W-w is Hard

Well, there’s the brother-in-law who thinks he’s a chicken:

Some things are more important than football. A lot of things are more important than what kind of nasal strip a particular player wears while he plays football. I have written before about how image-obsessed the NFL relative to racial issues; these recent events have offered even more evidence of this imbalance. As players commit horrible crimes and sustain life-altering head injuries, the league regulates how long their socks must be. Caught up in minutiae, it has missed the more important things.

Welcome to the NFL, the league run by Pharisees.

Then’s there’s I and I need the eggs:

Catholics in the Windy City are smiling.
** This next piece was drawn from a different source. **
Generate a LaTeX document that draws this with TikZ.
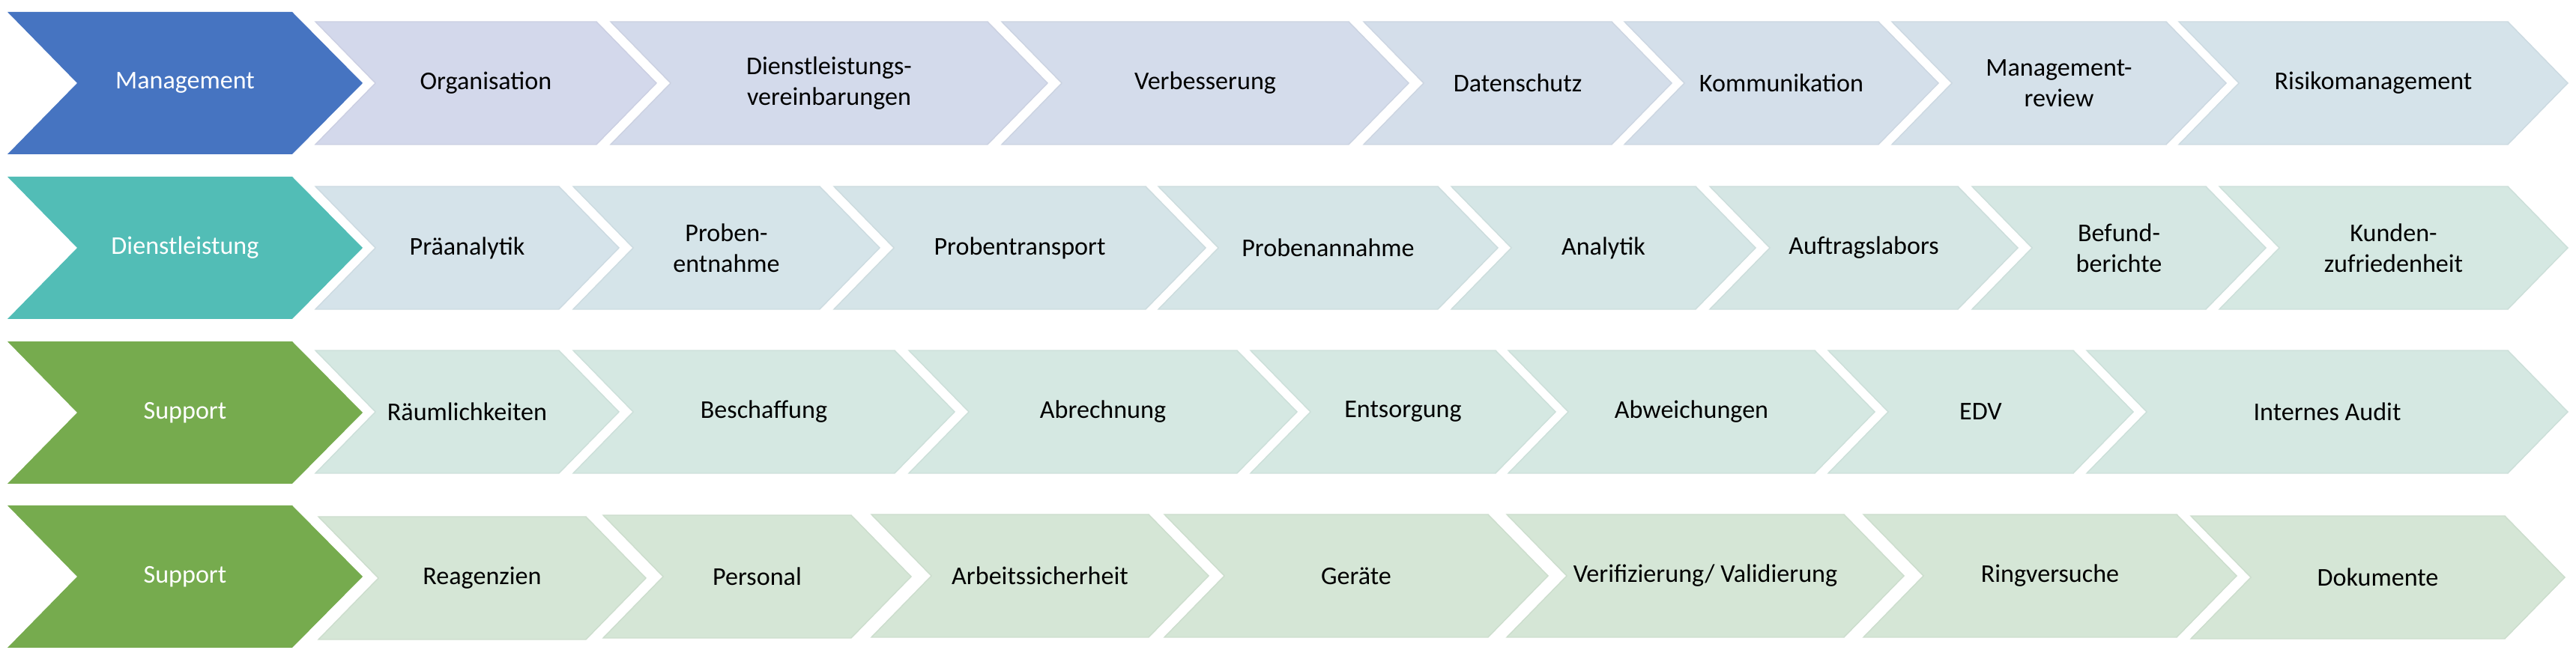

In fact, all Chicagoans are happy right now.

Things are looking up, and there’s reason for hope.

Wait, what? New archbishop? What are you talking about?

DAAAAA BEEEAAARS!!!

4 thoughts on “W-w is Hard

  1. Paul Helm uses Owen to show w-w is even harder than I thought:

    The will chooseth not the good, which the mind discovers; the affections delight not in that which the will chooseth; but all jar and interfere, cross and rebel against each other. This we have got by our falling from God. Hence sometimes the will leads, the judgment follows. Yea, commonly the affections, that should attend upon all [i.e. be subordinate to] the understanding get the sovereignty, and draw the whole soul captive after them.….Sometimes the mind retains its sovereignty, and the affections are in subjection, ready for its duty. This puts a good face upon things. Immediately the rebellion of the affections or the obstinacy of the will takes place and prevails, and the whole scene is changed. This, I say, makes the heart deceitful above all things. It agrees not at all in itself, is not constant to itself, hath no order that it is constant unto, is under no certain conduct that is stable; but, if I may so say, hath a rotation in itself, where ofttimes the feet lead and guide the whole.

    Who can think coherently on that great day?